Katoliknews.com – Tradisi Semana Santa yang sudah bertahan selama 500 tahun telah menarik banyak orang ke Larantuka, Flores Timur, tempat acara itu digelar setiap tahun saat Pekan Suci.
Tentu saja, idealnya mereka datang dengan intensi yang suci, merayakan misteri sengsara, wafat dan kembangkitan Yesus.
Pelayanan pastoral untuk mereka sejauh ini diserahkan kepada masing-masing perusahan jasa ziarah, yang juga umumnya mendatangkan sendiri imam, yang membantu pendampingan selama berada di Larantuka.
Dalam beberapa tahun terakhir, jumlah peziarah selalu stabil, kecuali tahun ini, yang dilaporkan agak berkurang, diduga karena insiden kapal tenggelam dalam prosesi Jumat Agung pada 2014 lalu, dimana 9 orang tewas.
Data dari Pemerintah Kabupaten Flores Timur menunjukkan, pada tahun 2012 jumlah peziarah mencapai 11.253 orang dari nusantara dan mancanegara, belum termasuk peziarah lokal NTT serta umat Keuskupan Larantuka.
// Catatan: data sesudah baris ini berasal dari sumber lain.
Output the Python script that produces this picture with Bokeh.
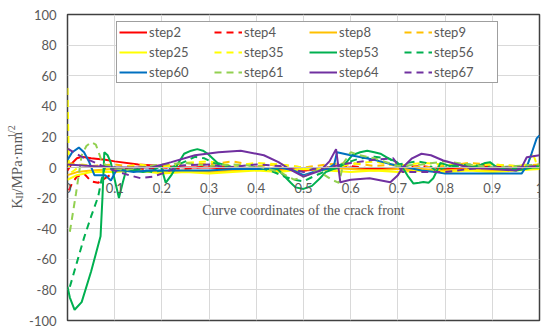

Sementara tahun 2013, jumlahnya mencapai 15.300 peziarah.
Sangat mudah menyaksikan umat dari daerah lain di Indonesia selama acara, juga beberapa dari mancanegara.
Umumnya mereka datang dengan jalur udara, dari Jakarta ke Kupang, lalu kemudian terbang menuju Larantuka. Masih sangat sedikit yang memilih melewati jalur Labuan Bajo di ujung barat Pulau Flores, karena harus menempuh jalan darat sekitar 20 jam untuk sampai di Larantuka.
Pilihan lain, adalah terbang menuju Ende atau Maumere, karena jaraknya yang lebih dekat dengan Larantuka.
Kehadiran peziarah tentu mendatangkan kontribusi tersendiri bagi warga di Larantuka, dan sebagian warga Flores umumnya.
Di sejumlah lokasi misalnya, orang menangkap peluang bisnis dengan mencetak baju bertuliskan Semana Santa.
Di sekitar lokasi Kapela Tuan Ma dan Kapela Tuan Ana tampak berjejer meja jualan. Barang-barang yang dijual tak lagi sebatas makanan dan minuman ringan. Benda-benda rohani, seperti patung, salib, gambar-gambar kudus, rosario, dan buku-buku doa berderet dan bergelantungan. Produk lokal yang terbilang sangat laris adalah lilin-lilin yang dibuat sendiri oleh umat setempat.
Begitu pun para pemilik hotel dan penginapan lain, serta rumah warga yang disulap menjadi home stay.
Meski hingga kini, belum ada penelitian yang mengkaji scara khusus apa dampak riil bagi ekonomi masyarakat dengan kehadiran peziarah ke Larantuka, namun, dari apa yang tampak selama acara ini, bisa dipastikan bahwa banyak yang mendapat keuntungan.
Hal yang perlu dipikirkan ke depan adalah bagaimana membangun jaringan wisata dari Labuan Bajo di Flores Barat hingga Larantuka, mengingat di daratan pulau bermayoritas Katolik itu, ada banyak lokasi menarik yang bisa “dijual” kepada peziarah. Ini juga bagian dari upaya memperluas dampak ekonomi dari tradisi Semana Santa.
Di tengah gejala itu, ada soal lain yang perlu mendapat perhatian, bahwa membisniskan tradisi rohani seperti itu ikut menghadirkan tantangan. Bahwa, lebih banyak yang sekedar melihat manfaat ekonomi dari hal tersebut, sementara esensinya sebagai ziarah mulai kian terkikis. Lantas, Semana Santa hanya dianggap sebagai ritual tahunan.
Tentu saja, memanfaatkan momen ziarah ini, sebagai lahan untuk mendapatkan keuntungan ekonomi, juga sah-sah saja. Idealnya, ini tetap dipertahankan sebagai ziarah iman sekaligus peluang untuk mendapat uang, mengingat masih banyaknya warga setempat yang miskin.
Ini memang tidak mudah, karena mengandaikan peran multi pihak, antara lain Gereja lokal, pemerintah dan suku-suku di Larantuka, untuk menentukan batasan-batasan, mana yang bisa “dibisniskan”, mana yang tidak. Juga upaya penyadaran, bahwa tradisi itu akan kehilangan makna, jika ditatap sebagai momen yang mendatangkan rezeki semata.
Tuhan kiranya tidak keberatan saat orang mencari keuntungan dari warisan tradisi rohani seperti Semana Santa. Asal, esensi dari warisan tradisi itu tidak kemudian hilang, karena terlampau menitikberatkan perhatian pada soal mamon.